Peni Vuniwaqa

Personal information
- Full name: Peni Volavola Vuniwaqa
- Born: 29 September 1997 (age 28)
- Batting: Right-handed
- Bowling: Right-arm medium pace
- Role: Batter

International information
- National side: Fiji;
- T20I debut (cap 10): 9 September 2022 v Vanuatu
- Last T20I: 18 May 2026 v Philippines
- Source: Cricinfo, 19 September 2025

= Peni Vuniwaqa =

Fijian cricketer

Peni Volavola Vuniwaqa (born 29 September 1997) is a Fijian cricketer who currently captains the Fiji national cricket team. He played for the country in 2016 Under-19 Cricket World Cup.

== Background ==
Vuniwaqa is from Lau Island, where cricket is the most popular sport, and produced 90% of the country's cricketers. He along with many other cricketers in the island, were inspired to play cricket through former Fijian President Kamisese Mara, who played first-class cricket for Fiji. He preferred cricket over rugby due to "lower chances of injury".

== Career ==
In 2013, Vuniwaqa heard about trials at Suva, but his parents were reluctant to send him on a 3-day boat journey to the trials. On one of the days, Vuniwaqa slept on toilet of the boat. He had then successfully underwent the trials, and agreed to play cricket beyond Under-19s when asked.

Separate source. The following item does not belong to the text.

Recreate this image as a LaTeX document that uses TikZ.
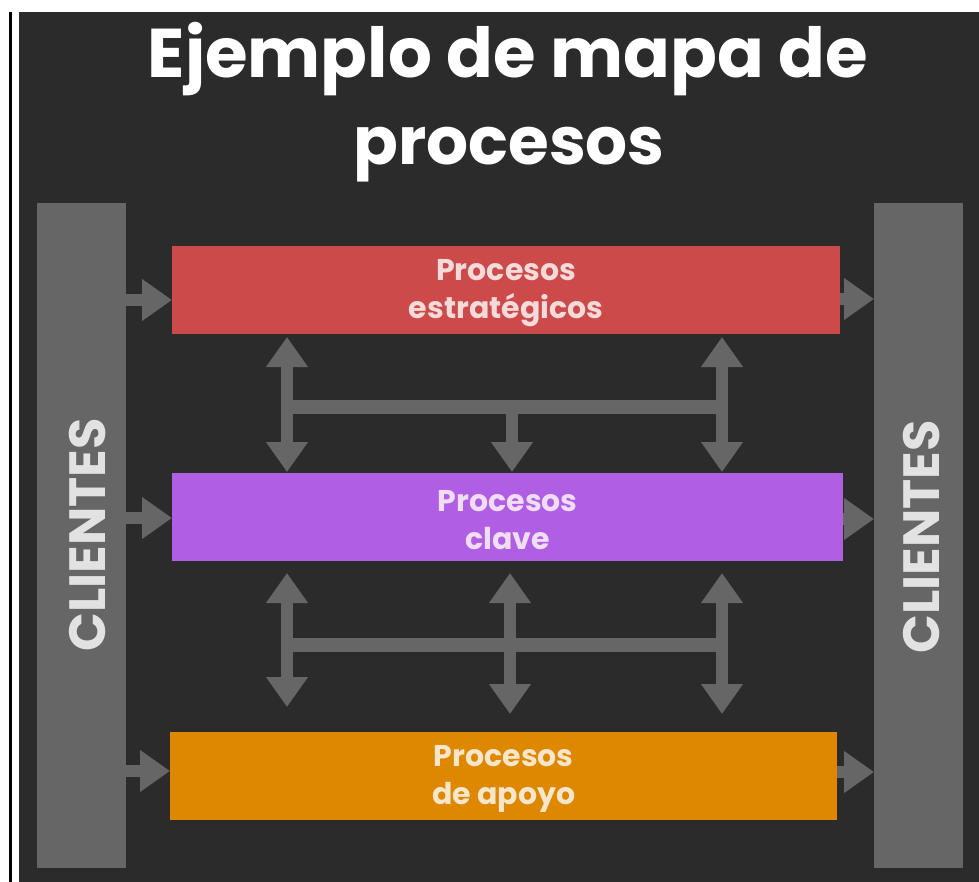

His career began for Fiji Under-19 with the 2015 EAP Under-19 Cricket Trophy, where he scored 73 on debut against Papua New Guinea, who played seven Under-19 World Cups previously. Fiji won the qualifier and entered the Under-19 World Cup, which was their first-ever major ICC event. He was Fiji's leading run-scorer in the 2016 Under-19 World Cup in Bangladesh, with 160 runs from six matches. He top-scored for Fiji against England, West Indies and Scotland while had their best bowling figures against Afghanistan. Vuniwaqa scored 80 off 123 balls against Scotland, which is Fiji's only fifty-plus knock in Under-19 World Cup history, and their highest score in overall Under-19 cricket.

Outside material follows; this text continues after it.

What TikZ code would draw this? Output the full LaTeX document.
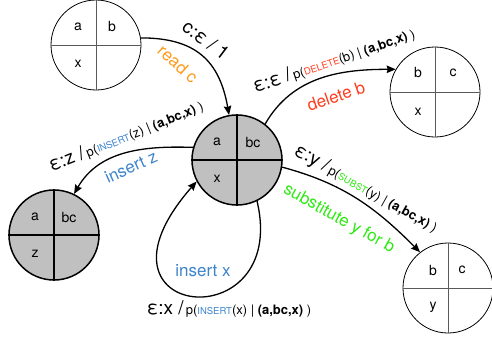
\documentclass[tikz,border=0pt]{standalone}
\usepackage{fontspec}
\setmainfont{TeX Gyre Heros}
\usetikzlibrary{arrows.meta,calc}
\definecolor{stategray}{HTML}{C0C0C0}
\definecolor{readorange}{HTML}{FF9A1A}
\definecolor{delred}{HTML}{FF3B1E}
\definecolor{insblue}{HTML}{3C83CC}
\definecolor{subgreen}{HTML}{2CEA10}
\newcommand{\symsz}{\fontsize{19}{21}\selectfont}
\newcommand{\opsz}{\fontsize{9.5}{11}\selectfont}

\begin{document}
\begin{tikzpicture}[
  x=1pt, y=-1pt,
  font=\fontsize{13}{15}\selectfont,
  state/.style={circle, draw, line width=0.8pt, minimum size=90pt, inner sep=0pt},
  cur/.style={state, fill=stategray, line width=1.5pt},
  cross/.style={draw=black!65, line width=1pt},
  curcross/.style={draw=black, line width=1.1pt},
  cell/.style={font=\fontsize{14}{16}\selectfont, inner sep=0pt},
  arr/.style={-{Stealth[length=9pt, width=7.5pt, inset=1pt]}, line width=1.3pt},
  elab/.style={inner sep=0pt},
  act/.style={font=\fontsize{17}{19}\selectfont, inner sep=0pt}
]
\useasboundingbox (0,0) rectangle (492,340);

% ---------- states ----------
\node[state] (tl) at (96,45) {};
\draw[cross] (tl.north) -- (tl.south) (tl.west) -- (tl.east);
\node[cell] (tl-a) at ($(tl)+(-18,-18)$) {a};
\node[cell] (tl-b) at ($(tl)+(16,-18)$) {b};
\node[cell] (tl-x) at ($(tl)+(-18,19)$) {x};

\node[cur] (c) at (237,160) {};
\draw[curcross] (c.north) -- (c.south) (c.west) -- (c.east);
\node[cell] (c-a) at ($(c)+(-20,-18)$) {a};
\node[cell] (c-bc) at ($(c)+(16,-18)$) {bc};
\node[cell] (c-x) at ($(c)+(-20,19)$) {x};

\node[cur] (lf) at (54,235) {};
\draw[curcross] (lf.north) -- (lf.south) (lf.west) -- (lf.east);
\node[cell] (lf-a) at ($(lf)+(-19,-18)$) {a};
\node[cell] (lf-bc) at ($(lf)+(15,-18)$) {bc};
\node[cell] (lf-z) at ($(lf)+(-19,19)$) {z};

\node[state] (tr) at (435,92) {};
\draw[cross] (tr.north) -- (tr.south) (tr.west) -- (tr.east);
\node[cell] (tr-b) at ($(tr)+(-17,-19)$) {b};
\node[cell] (tr-c) at ($(tr)+(18,-19)$) {c};
\node[cell] (tr-x) at ($(tr)+(-17,20)$) {x};

\node[state] (br) at (448,288) {};
\draw[cross] (br.north) -- (br.south) (br.west) -- (br.east);
\node[cell] (br-b) at ($(br)+(-15,-18)$) {b};
\node[cell] (br-c) at ($(br)+(14,-18)$) {c};
\node[cell] (br-y) at ($(br)+(-15,19)$) {y};

% ---------- transitions ----------
\draw[arr] (tl.9) to[out=0, in=100, looseness=1.2] (c.100);
\draw[arr] (c.52) to[out=60, in=180] (tr.150);
\draw[arr] (c.164) to[out=178, in=60] (lf.64);
\draw[arr] (c.-9) to[out=-15, in=135] (br.128);
\draw[arr] (c.-64) .. controls +(33,140) and +(-122,139) .. (c.-152);

% ---------- labels ----------
\node[elab, rotate=-37] (l-read) at (206,40) {\symsz c:ε / 1};
\node[act, text=readorange, rotate=-42] (l-readc) at (178,64) {read c};

\node[elab, rotate=19] (l-del) at (334,60)
  {{\symsz ε:ε /}\,p({\opsz\color{delred}DELETE}(b) | \textbf{(a,bc,x)} )};
\node[act, text=delred, rotate=19] (l-deleteb) at (336,96) {delete b};

\node[elab, rotate=22] (l-insz) at (126,136)
  {{\symsz ε:z /}\,p({\opsz\color{insblue}INSERT}(z) | \textbf{(a,bc,x)} )};
\node[act, text=insblue, rotate=24] (l-insertz) at (131,167) {insert z};

\node[elab, rotate=-29] (l-sub) at (366,189)
  {{\symsz ε:y /}\,p({\opsz\color{subgreen}SUBST}(y) | \textbf{(a,bc,x)} )};
\node[act, text=subgreen, rotate=-29] (l-substy) at (339,219) {substitute y for b};

\node[act, text=insblue] (l-insertx) at (203,271) {insert x};
\node[elab] (l-insx) at (229,309)
  {{\symsz ε:x /}\,p({\opsz\color{insblue}INSERT}(x) | \textbf{(a,bc,x)} )};

\end{tikzpicture}
\end{document}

He played for Fiji in the 2018 ICC T20 World Cup East Asia-Pacific Qualifier-A. He made his Twenty20 International debut for Fiji in the 2022 ICC Men's T20 World Cup East Asia-Pacific Qualifier-A against Vanuatu, in Fiji's first ever matches with official T20I status. In the next match, he scored 72* off 39 balls against Cook Islands, followed by 68 off 46 balls against Samoa in the following match. These are the first two half-centuries for Fiji in Twenty20 Internationals, and their top-2 highest scores in this format. The match against Samoa was Fiji's first win in Twenty20 Internationals, and he won Fiji's first Player of the Match award in this format.

His maiden captaincy stint with Fiji was in the 2023 Pacific Island Cricket Challenge, where John Wesele was originally named as the captain but withdrew. He also captained them in the 2024 ICC Men's T20 World Cup East Asia-Pacific Qualifier-A.